The point is that the strategy of involving us in Iraq and Afghanistan was a failed strategy but Reagan's strategy was a successful strategy. George Bush's strategy impoverished the nation, weakened us militarily, aroused Islam against us, failed ultimately to make America safer from terrorist strikes, and left us weaker economically, diplomatically, and, worse, morally. Our moral decline put Obama in the White House and the decline accelerated and became ubiquitous.
When you can convince thinking conservatives that the way to stop 19 fanatics with box cutters from flying an airplane into American buildings is to invade and occupy two nations, you will have come up with an explanation I have not yet heard.

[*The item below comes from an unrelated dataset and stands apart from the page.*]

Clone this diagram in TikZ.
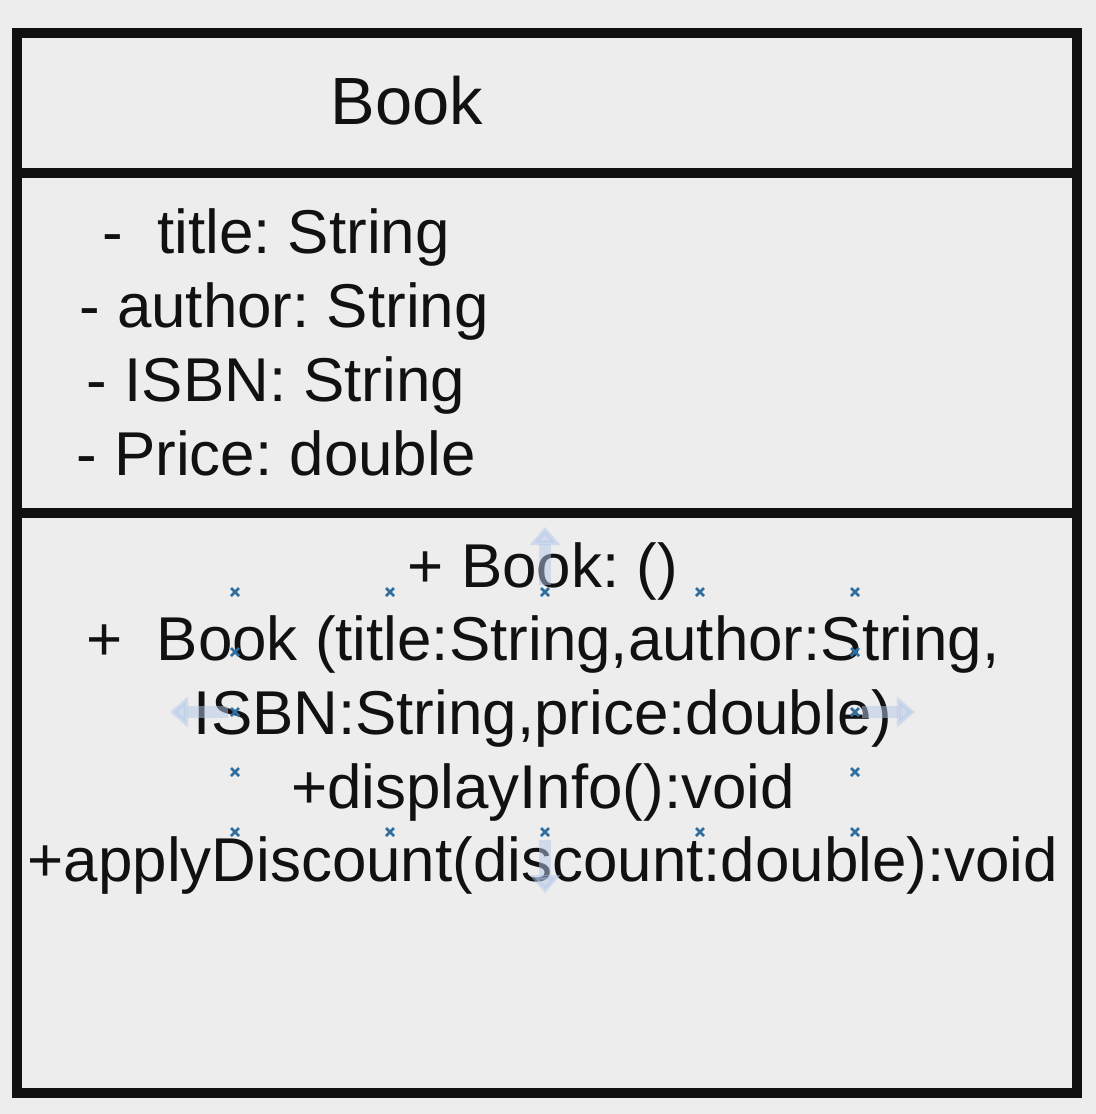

For the record, I have long ago publicly admitted my initial support for the war in Iraq from which I have obviously repented. I am not an isolationist, I do not oppose war when waged the national interest upon sound strategy. Bill Kristol's article is nothing but a disguised plea to keep America defending Israel. As Mark Levin would say in a different context:
There I have said it.
It was acceptable to support a war-devastated world in the special case of the Cold War, it’s quite another situation to condemn our nation to slow death by playing world policemen. History teaches that no nation, no matter how powerful, long survives a unilateral attempt to impose a universal peace.
Nothing wrong with having a strong military. Most of us support that. But war should not be something that we use to answer every problem. And we really don’t need to be the people that fight everyone else’s wars.
Quit using the propaganda excuse. Lots of people on this site are sick of sending troops to fight others wars.